## The exercise
Reproduce exactly the lines below, from the first one through the line containing "import numpy as np", and omit any pictures.

================================

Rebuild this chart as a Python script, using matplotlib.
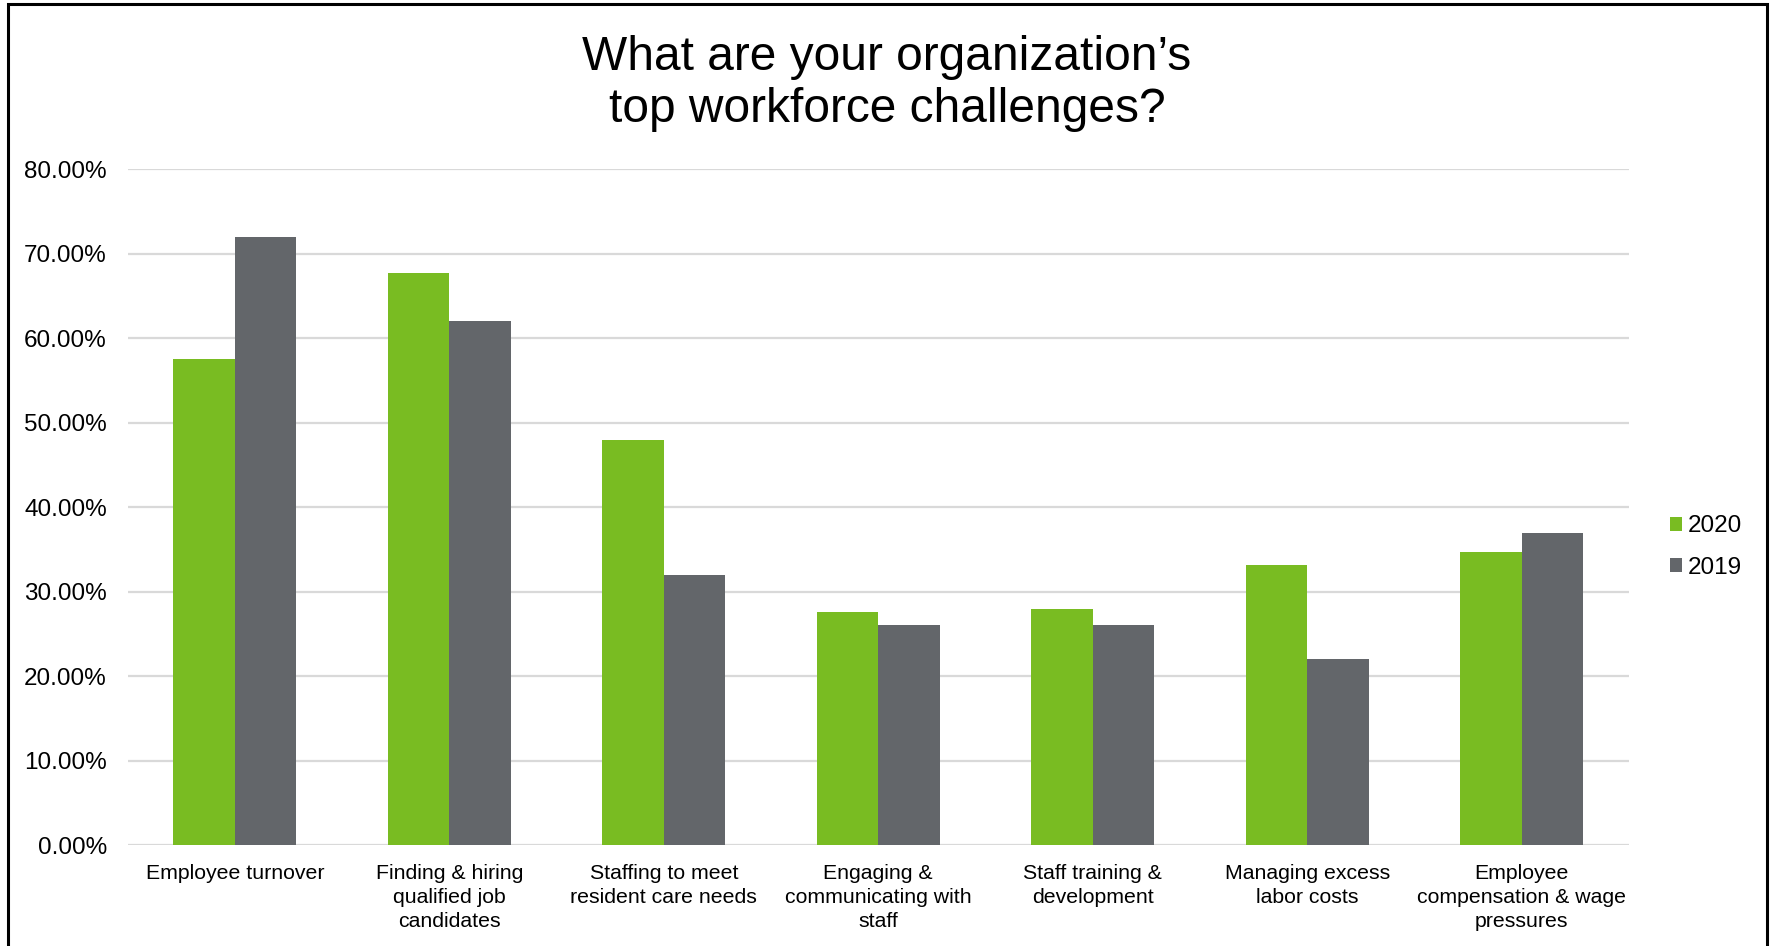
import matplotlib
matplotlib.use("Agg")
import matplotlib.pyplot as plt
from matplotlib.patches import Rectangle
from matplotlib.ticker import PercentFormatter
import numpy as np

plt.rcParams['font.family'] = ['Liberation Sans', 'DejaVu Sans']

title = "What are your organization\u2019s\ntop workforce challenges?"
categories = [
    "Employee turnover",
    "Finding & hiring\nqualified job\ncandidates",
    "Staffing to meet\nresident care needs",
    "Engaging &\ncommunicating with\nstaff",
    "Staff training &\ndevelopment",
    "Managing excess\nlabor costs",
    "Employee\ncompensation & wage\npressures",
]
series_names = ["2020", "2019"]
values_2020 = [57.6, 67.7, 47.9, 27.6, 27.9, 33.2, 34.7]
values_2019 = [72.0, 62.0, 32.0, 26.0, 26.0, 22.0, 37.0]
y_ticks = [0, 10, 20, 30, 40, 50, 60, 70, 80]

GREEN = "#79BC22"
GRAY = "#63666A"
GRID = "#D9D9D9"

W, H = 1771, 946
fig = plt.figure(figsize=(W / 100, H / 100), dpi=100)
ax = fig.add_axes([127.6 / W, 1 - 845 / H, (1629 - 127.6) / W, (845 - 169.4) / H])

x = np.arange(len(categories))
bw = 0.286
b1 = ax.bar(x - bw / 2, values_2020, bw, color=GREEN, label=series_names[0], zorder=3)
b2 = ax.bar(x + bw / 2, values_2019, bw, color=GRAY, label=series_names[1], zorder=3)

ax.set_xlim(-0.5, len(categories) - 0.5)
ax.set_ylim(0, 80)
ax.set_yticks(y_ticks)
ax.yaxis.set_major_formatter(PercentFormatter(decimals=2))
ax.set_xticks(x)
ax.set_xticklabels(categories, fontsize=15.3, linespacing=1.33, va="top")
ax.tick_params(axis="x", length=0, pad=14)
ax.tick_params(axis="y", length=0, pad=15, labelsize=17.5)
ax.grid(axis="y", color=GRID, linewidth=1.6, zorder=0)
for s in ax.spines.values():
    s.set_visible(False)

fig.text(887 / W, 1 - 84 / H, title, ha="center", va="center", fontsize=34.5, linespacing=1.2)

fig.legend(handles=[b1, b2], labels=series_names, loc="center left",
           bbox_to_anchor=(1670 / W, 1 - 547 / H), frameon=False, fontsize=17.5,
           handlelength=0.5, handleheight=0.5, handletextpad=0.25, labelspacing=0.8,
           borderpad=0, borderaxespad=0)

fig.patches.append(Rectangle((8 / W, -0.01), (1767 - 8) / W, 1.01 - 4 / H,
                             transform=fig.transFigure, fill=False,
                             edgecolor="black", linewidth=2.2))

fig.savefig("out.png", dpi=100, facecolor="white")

================================

## Solved exercise
Rebuild this chart as a Python script, using matplotlib.
import matplotlib
matplotlib.use("Agg")
import matplotlib.pyplot as plt
from matplotlib.patches import Rectangle
from matplotlib.ticker import PercentFormatter
import numpy as np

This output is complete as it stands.